On 21 September 2022 Shevchenko joined the parliamentary group Restoration of Ukraine.

==== Connections to Belarus ====
On 17 August 2020, Shevchenko called on Belarusians to "forgive" Alexander Lukashenko for his "sins and crimes". On 21 April 2021, he went to meet with Belarusian President Alexander Lukashenko. In Minsk, Shevchenko stated that a third of Ukrainians would like to see Lukashenko as their president. Later, the deputy head of the Servant of the People faction Oleksandr Korniyenko stated that the trip was Shevchenko's personal initiative, and party representatives would demand explanations. Shevchenko was expelled from the Servant of the People faction on 24 May 2021. Shevchenko's expellation followed the meeting, as well as controversial comments he made on social media in support of Lukashenko following the diversion of Ryanair Flight 4978 a day prior.

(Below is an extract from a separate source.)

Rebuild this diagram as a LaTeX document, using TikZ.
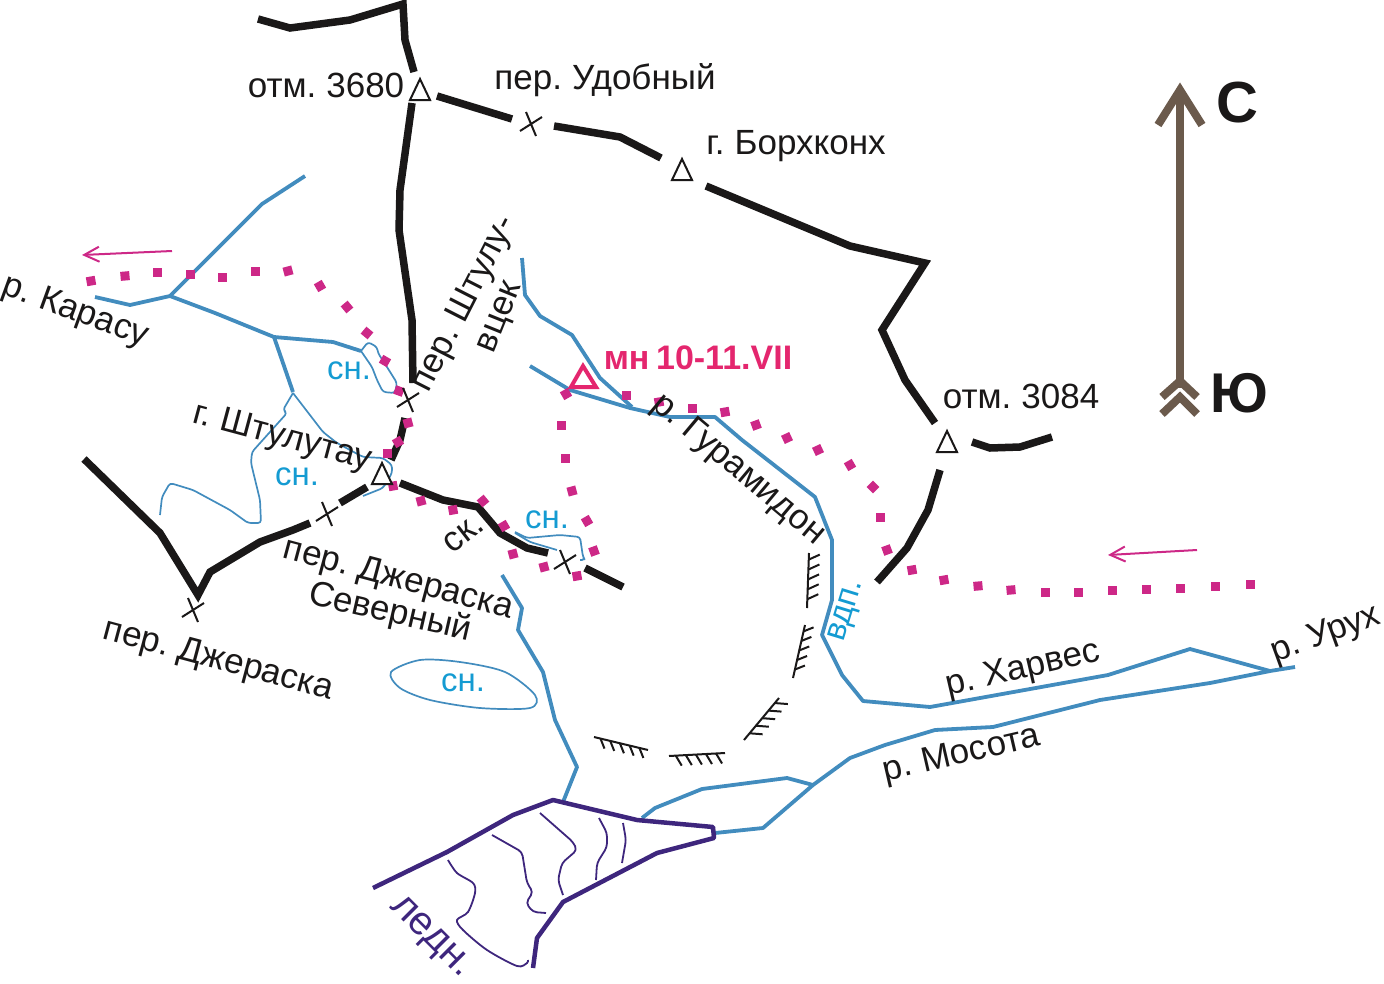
\documentclass[tikz,border=0pt]{standalone}
\usepackage{fontspec}
\setmainfont[WordSpace=0.7]{Liberation Sans}
\usetikzlibrary{arrows.meta}
\definecolor{rivercol}{RGB}{66,140,190}
\definecolor{snowcol}{RGB}{20,155,210}
\definecolor{icecol}{RGB}{62,38,125}
\definecolor{trailcol}{RGB}{205,40,135}
\definecolor{campcol}{RGB}{228,38,110}
\definecolor{compcol}{RGB}{107,90,76}
\definecolor{ridgecol}{RGB}{26,24,24}
\tikzset{
  ridge/.style={draw=ridgecol,line width=7.5pt,line join=miter},
  river/.style={draw=rivercol,line width=3.8pt,line join=round},
  thinriver/.style={draw=rivercol,line width=1.7pt,line join=round,rounded corners=3pt},
  ice/.style={draw=icecol,line width=4.5pt,line join=round},
  thinice/.style={draw=icecol,line width=1.8pt,line join=round,rounded corners=4pt},
  compass/.style={draw=compcol,line width=8pt},
  hatch/.style={draw=ridgecol,line width=2pt},
  maplabel/.style={font=\fontsize{35}{38}\selectfont,text=ridgecol,inner sep=0pt},
  snowlabel/.style={font=\fontsize{33}{36}\selectfont,text=snowcol,inner sep=0pt},
  backarrow/.style={draw=trailcol,line width=2pt,-{Straight Barb[length=15pt,width=15pt]}},
  peak/.pic={\draw[fill=white,line width=2pt,draw=ridgecol,line join=miter] (0,-11) -- (10,10) -- (-10,10) -- cycle;},
  pass/.pic={\draw[ridgecol,line width=2pt] (-11,7) -- (11,-7) (-5,-12) -- (5,12);}
}
\newcommand{\hatchline}[6]{
  \draw[hatch] (#1,#2) -- (#3,#4);
  \foreach \t in {0.12,0.3,0.48,0.66,0.84}
    \draw[hatch] ({#1+\t*(#3-#1)},{#2+\t*(#4-#2)}) -- ++(#5,#6);
}
\begin{document}
\begin{tikzpicture}[x=1pt,y=-1pt]
\useasboundingbox (0,0) rectangle (1384,983);

% rivers
\draw[river] (95,297) -- (130,305) -- (170,296) -- (262,204) -- (305,176);
\draw[river] (170,296) -- (215,313) -- (274,337) -- (333,342) -- (361,351);
\draw[river] (274,337) -- (293,392);
\draw[river] (522,258) -- (525,295) -- (540,316) -- (572,335) -- (600,378) -- (632,407);
\draw[river] (530,366) -- (570,390) -- (630,408) -- (670,417) -- (715,417) -- (742,440) -- (815,497) -- (832,540) -- (832,600) -- (822,635) -- (842,675) -- (863,701) -- (930,707) -- (1108,675) -- (1190,649) -- (1270,671);
\draw[river] (1295,667) -- (1270,671) -- (1210,683) -- (1100,700) -- (993,727) -- (935,730) -- (885,745) -- (850,758) -- (813,785) -- (763,828) -- (715,833);
\draw[river] (642,818) -- (655,808) -- (702,789) -- (787,778) -- (813,785);
\draw[river] (502,575) -- (522,608) -- (518,630) -- (543,672) -- (555,720) -- (577,767) -- (563,802);

% snow fields
\draw[thinriver] (293,393) -- (283,410) -- (287,413) -- (252,452) -- (251,463) -- (260,500) -- (261,523) -- (248,523) -- (230,510) -- (193,490) -- (170,483) -- (162,497) -- (160,515);
\draw[thinriver] (293,393) -- (323,432) -- (337,443) -- (363,457) -- (383,458) -- (392,465) -- (392,473) -- (383,488) -- (363,496);
\draw[thinriver] (361,351) -- (368,342) -- (377,347) -- (378,353) -- (387,367) -- (397,383) -- (395,393) -- (383,392) -- (377,380) -- (372,367) -- (361,351);
\draw[thinriver] (515,532) -- (527,538) -- (560,535) -- (580,537) -- (583,557) -- (585,560) -- (580,560);
\draw[thinriver] (515,533) -- (530,542) -- (557,550);
\draw[draw=rivercol,line width=1.7pt] plot[smooth cycle,tension=0.5] coordinates {(391,672) (420,660) (460,662) (505,672) (535,695) (530,708) (480,708) (430,700) (400,688)};

% glacier
\draw[ice] (373,888) -- (447,852) -- (513,815) -- (553,800) -- (637,820) -- (713,827) -- (714,838) -- (657,853) -- (563,902) -- (537,938) -- (533,968);
\draw[thinice] (540,813) -- (573,842) -- (577,850) -- (562,863) -- (558,880) -- (563,895);
\draw[thinice] (492,835) -- (522,852) -- (527,883) -- (533,892) -- (526,903) -- (533,912) -- (546,913);
\draw[draw=icecol,line width=1.8pt] plot[smooth,tension=0.5] coordinates {(448,860) (457,873) (473,883) (475,893) (468,912) (457,920) (463,930) (487,950) (517,966) (527,963) (528,960)};
\draw[thinice] (599,818) -- (607,833) -- (607,847) -- (597,863) -- (596,880);
\draw[thinice] (623,823) -- (626,840) -- (622,863);

% ridges
\draw[ridge] (258,19) -- (290,28) -- (350,20) -- (403,4) -- (405,40) -- (414,72);
\draw[ridge] (412,103) -- (400,190) -- (399,230) -- (412,320) -- (413,383);
\draw[ridge] (405,418) -- (400,440) -- (391,460);
\draw[ridge] (437,96) -- (512,119);
\draw[ridge] (554,126) -- (620,137) -- (661,158);
\draw[ridge] (706,186) -- (850,246) -- (925,263) -- (882,330) -- (905,380) -- (935,423);
\draw[ridge] (972,442) -- (990,448) -- (1020,447) -- (1052,437);
\draw[ridge] (940,470) -- (928,510) -- (907,548) -- (877,582);
\draw[ridge] (84,459) -- (160,533) -- (198,595) -- (210,572) -- (260,542) -- (293,530) -- (310,523);
\draw[ridge] (340,503) -- (367,487);
\draw[ridge] (400,483) -- (443,500) -- (478,507) -- (500,533) -- (527,548) -- (548,553);
\draw[ridge] (585,568) -- (623,587);

% trail
\foreach \x/\y/\a in {91/281/10,125/276/5,157/272/0,190/274/0,222/277/0,255/271/0,288/271/15,320/286/30,347/307/40,367/333/50,385/361/60,399/391/70,408/423/15,398/442/30,387/453/0,393/486/10,421/501/15,453/510/10,483/501/40,504/526/30,513/554/15,544/567/15,577/576/10,594/551/20,587/521/30,572/491/15,565/458/0,561/425/0,566/394/30,626/395/0,659/402/10,692/408/0,725/412/10,756/425/20,787/438/25,818/450/25,850/465/30,873/487/45,880/517/0,887/550/20,912/570/10,944/580/10,978/586/5,1011/590/5,1045/592/0,1078/592/0,1112/590/0,1146/589/0,1180/588/0,1215/586/0,1250/584/0}
  \fill[trailcol,rotate around={\a:(\x,\y)}] (\x-4.5,\y-4.5) rectangle (\x+4.5,\y+4.5);

\draw[backarrow] (172,251) -- (82,255);
\draw[backarrow] (1197,550) -- (1108,555);

% slopes
\hatchline{809}{553}{807}{608}{11}{-5}
\hatchline{805}{625}{793}{678}{10}{-4}
\hatchline{779}{698}{744}{740}{13}{1}
\hatchline{594}{737}{648}{750}{4}{10}
\hatchline{669}{756}{725}{753}{6}{10}

% summits and passes
\pic at (420,90) {peak};
\pic at (682,170) {peak};
\pic at (947,442) {peak};
\pic at (382,474) {peak};
\pic at (531,124) {pass};
\pic at (408,400) {pass};
\pic at (327,514) {pass};
\pic at (193,610) {pass};
\pic at (565,562) {pass};
\draw[campcol,line width=4pt,line join=miter] (583,366) -- (596,387) -- (571,387) -- cycle;

% compass
\draw[compass] (1180,92) -- (1180,388);
\draw[compass] (1158,125) -- (1180,90) -- (1202,125);
\draw[compass] (1162,397) -- (1180,381) -- (1197,397);
\draw[compass] (1162,414) -- (1180,397) -- (1197,414);
\node[inner sep=0pt,font=\fontsize{58}{60}\selectfont\bfseries,text=ridgecol] (north) at (1237,103) {С};
\node[inner sep=0pt,font=\fontsize{56}{60}\selectfont\bfseries,text=ridgecol] (south) at (1239,393) {Ю};

% labels
\node[maplabel] (otm1) at (326,85) {отм. 3680};
\node[maplabel] (udob) at (605,80) {пер. Удобный};
\node[maplabel] (bork) at (796,146) {г. Борхконх};
\node[maplabel] (otm2) at (1021,396) {отм. 3084};
\node[maplabel,rotate=63] (sht1) at (465,304) {пер. Штулу-};
\node[maplabel,rotate=68] (sht2) at (502,318) {вцек};
\node[maplabel,rotate=-20] (kara) at (75,312) {р. Карасу};
\node[maplabel,rotate=-15] (shtt) at (282,438) {г. Штулутау};
\node[maplabel,rotate=-15] (dzh1) at (398,580) {пер. Джераска};
\node[maplabel,rotate=-13] (sev) at (390,613) {Северный};
\node[maplabel,rotate=-15] (dzh2) at (218,661) {пер. Джераска};
\node[maplabel,rotate=38] (sk) at (464,534) {ск.};
\node[maplabel,rotate=-40] (gur) at (738,470) {р. Гурамидон};
\node[maplabel,rotate=13] (harv) at (1023,670) {р. Харвес};
\node[maplabel,rotate=13] (moso) at (962,755) {р. Мосота};
\node[maplabel,rotate=20] (uruh) at (1326,635) {р. Урух};
\node[maplabel,rotate=-45,text=icecol,font=\fontsize{40}{44}\selectfont] (ledn) at (430,938) {ледн.};
\node[snowlabel,rotate=73] (vdp) at (848,611) {вдп.};
\node[snowlabel] (sn1) at (349,371) {сн.};
\node[snowlabel] (sn2) at (297,477) {сн.};
\node[snowlabel] (sn3) at (547,520) {сн.};
\node[snowlabel] (sn4) at (463,683) {сн.};
\node[inner sep=0pt,font=\fontsize{34}{36}\selectfont\bfseries,text=campcol] (camp) at (698,358) {мн 10-11.VII};
\end{tikzpicture}
\end{document}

In May 2023 Kyrylo Budanov, chief of Ukraine's Main Directorate of Intelligence, stated that Shevchenko had been engaged in secret negotiations with Lukashenko, upon request of the Ukrainian special services. The goal of these negotiations, according to Budanov, was to prevent Belarus "from being dragged into" the Russian invasion of Ukraine.

== Scandals and pro-Russian activities ==
Known for his pro-Russian stance even before the full-scale Russian invasion, his negative attitude towards the Revolution of Dignity.

He has repeatedly appeared on Russian propaganda TV channels. Expressed sympathy for the pro-Russian propagandist Anatoly Shariy (repeatedly published videos where Shariy ridiculed patriotic actions), Mykola Azarov and the pro-Russian TV channel NASH. He was negative about George Soros, Dmytro Kuleba and the 2019 Ukrainian parliamentary election.

On April 9, 2020, Shevchenko promised to submit to the Verkhovna Rada a resolution recognizing the policy of Ulana Suprun as genocide of the Ukrainian people. In October, Shevchenko called critics of the Constitutional Court "adepts" of the US State Department and George Soros.

In November 2021, Shevchenko expressed a desire to go to Donetsk, where, according to him, "our people are shooting at each other". In October 2023, Shevchenko refused to support the ban on the UOC MP, and in November he took part in collecting signatures to the Speaker of the Verkhovna Rada Ruslan Stefanchuk regarding the need to send the bill "on the ban on the UOC MP" to the Venice Commission in order to thwart its advancement.

In February 2024, Shevchenko called for the Kyiv-Pechersk Lavra to be returned to the use of the UOC MP. After the 8 July 2024 Russian strikes on Ukraine, Shevchenko spread Russian propaganda narratives, calling for peace with the Russians.

== Criminal investigations ==
In November 2021, the SBU searched Shevchenko's home, looking for Russian contraband military goods. At the time, he was considered a person cooperating with the Main Directorate of Intelligence of the Ministry of Defence of Ukraine. However, the State Security Service stated that he was not their employee.

On November 14, 2024, Shevchenko was charged with high treason under Part 1 of Art. 111 of the Criminal Code of Ukraine.

On November 15, the court arrested Shevchenko for 60 days, until January 11, 2025. On January 7, 2025, the court extended the preventive measure until March 7.